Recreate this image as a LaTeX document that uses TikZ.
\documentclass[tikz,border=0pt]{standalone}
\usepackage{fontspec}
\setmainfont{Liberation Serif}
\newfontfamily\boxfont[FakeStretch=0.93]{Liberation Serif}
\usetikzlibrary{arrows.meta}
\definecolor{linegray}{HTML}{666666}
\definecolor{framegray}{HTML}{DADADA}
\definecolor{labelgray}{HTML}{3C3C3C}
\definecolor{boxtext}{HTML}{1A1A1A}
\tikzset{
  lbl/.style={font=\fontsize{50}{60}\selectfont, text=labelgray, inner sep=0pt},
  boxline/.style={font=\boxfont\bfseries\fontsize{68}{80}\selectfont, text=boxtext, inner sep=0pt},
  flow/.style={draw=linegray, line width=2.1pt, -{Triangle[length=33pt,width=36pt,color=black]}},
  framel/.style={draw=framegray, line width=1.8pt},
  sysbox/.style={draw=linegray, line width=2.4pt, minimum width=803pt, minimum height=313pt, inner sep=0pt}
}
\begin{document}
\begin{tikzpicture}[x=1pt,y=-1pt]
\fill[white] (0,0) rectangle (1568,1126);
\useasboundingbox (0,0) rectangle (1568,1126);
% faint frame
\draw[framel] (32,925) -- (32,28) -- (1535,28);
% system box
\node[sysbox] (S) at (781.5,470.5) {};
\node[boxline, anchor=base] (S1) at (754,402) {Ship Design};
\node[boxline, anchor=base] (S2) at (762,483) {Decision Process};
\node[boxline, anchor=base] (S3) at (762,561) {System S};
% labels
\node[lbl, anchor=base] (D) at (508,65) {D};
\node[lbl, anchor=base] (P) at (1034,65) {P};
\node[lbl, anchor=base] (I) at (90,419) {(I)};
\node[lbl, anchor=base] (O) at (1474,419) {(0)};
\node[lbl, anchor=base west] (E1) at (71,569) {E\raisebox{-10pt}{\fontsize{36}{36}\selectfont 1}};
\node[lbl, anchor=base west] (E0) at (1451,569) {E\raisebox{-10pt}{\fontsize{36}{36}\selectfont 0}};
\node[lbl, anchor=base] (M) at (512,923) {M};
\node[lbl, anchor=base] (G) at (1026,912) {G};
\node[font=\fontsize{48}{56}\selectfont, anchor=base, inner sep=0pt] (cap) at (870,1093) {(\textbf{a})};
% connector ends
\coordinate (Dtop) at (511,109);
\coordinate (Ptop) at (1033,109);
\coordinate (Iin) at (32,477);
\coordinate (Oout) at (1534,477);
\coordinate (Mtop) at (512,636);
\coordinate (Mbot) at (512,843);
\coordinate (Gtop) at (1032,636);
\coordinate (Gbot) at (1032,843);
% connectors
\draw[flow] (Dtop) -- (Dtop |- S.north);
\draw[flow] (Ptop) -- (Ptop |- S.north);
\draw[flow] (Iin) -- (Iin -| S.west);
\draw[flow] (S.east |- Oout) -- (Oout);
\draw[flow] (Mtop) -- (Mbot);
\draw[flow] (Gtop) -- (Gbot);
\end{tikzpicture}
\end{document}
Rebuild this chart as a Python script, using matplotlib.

◆ **GIVEN TASK**
Output all of the material exactly as written.

◆ **ANSWER BELOW**
Recreate this image as a LaTeX document that uses TikZ.
\documentclass[tikz,border=0pt]{standalone}
\usepackage{fontspec}
\setmainfont{Liberation Serif}
\newfontfamily\boxfont[FakeStretch=0.93]{Liberation Serif}
\usetikzlibrary{arrows.meta}
\definecolor{linegray}{HTML}{666666}
\definecolor{framegray}{HTML}{DADADA}
\definecolor{labelgray}{HTML}{3C3C3C}
\definecolor{boxtext}{HTML}{1A1A1A}
\tikzset{
  lbl/.style={font=\fontsize{50}{60}\selectfont, text=labelgray, inner sep=0pt},
  boxline/.style={font=\boxfont\bfseries\fontsize{68}{80}\selectfont, text=boxtext, inner sep=0pt},
  flow/.style={draw=linegray, line width=2.1pt, -{Triangle[length=33pt,width=36pt,color=black]}},
  framel/.style={draw=framegray, line width=1.8pt},
  sysbox/.style={draw=linegray, line width=2.4pt, minimum width=803pt, minimum height=313pt, inner sep=0pt}
}
\begin{document}
\begin{tikzpicture}[x=1pt,y=-1pt]
\fill[white] (0,0) rectangle (1568,1126);
\useasboundingbox (0,0) rectangle (1568,1126);
% faint frame
\draw[framel] (32,925) -- (32,28) -- (1535,28);
% system box
\node[sysbox] (S) at (781.5,470.5) {};
\node[boxline, anchor=base] (S1) at (754,402) {Ship Design};
\node[boxline, anchor=base] (S2) at (762,483) {Decision Process};
\node[boxline, anchor=base] (S3) at (762,561) {System S};
% labels
\node[lbl, anchor=base] (D) at (508,65) {D};
\node[lbl, anchor=base] (P) at (1034,65) {P};
\node[lbl, anchor=base] (I) at (90,419) {(I)};
\node[lbl, anchor=base] (O) at (1474,419) {(0)};
\node[lbl, anchor=base west] (E1) at (71,569) {E\raisebox{-10pt}{\fontsize{36}{36}\selectfont 1}};
\node[lbl, anchor=base west] (E0) at (1451,569) {E\raisebox{-10pt}{\fontsize{36}{36}\selectfont 0}};
\node[lbl, anchor=base] (M) at (512,923) {M};
\node[lbl, anchor=base] (G) at (1026,912) {G};
\node[font=\fontsize{48}{56}\selectfont, anchor=base, inner sep=0pt] (cap) at (870,1093) {(\textbf{a})};
% connector ends
\coordinate (Dtop) at (511,109);
\coordinate (Ptop) at (1033,109);
\coordinate (Iin) at (32,477);
\coordinate (Oout) at (1534,477);
\coordinate (Mtop) at (512,636);
\coordinate (Mbot) at (512,843);
\coordinate (Gtop) at (1032,636);
\coordinate (Gbot) at (1032,843);
% connectors
\draw[flow] (Dtop) -- (Dtop |- S.north);
\draw[flow] (Ptop) -- (Ptop |- S.north);
\draw[flow] (Iin) -- (Iin -| S.west);
\draw[flow] (S.east |- Oout) -- (Oout);
\draw[flow] (Mtop) -- (Mbot);
\draw[flow] (Gtop) -- (Gbot);
\end{tikzpicture}
\end{document}
Rebuild this chart as a Python script, using matplotlib.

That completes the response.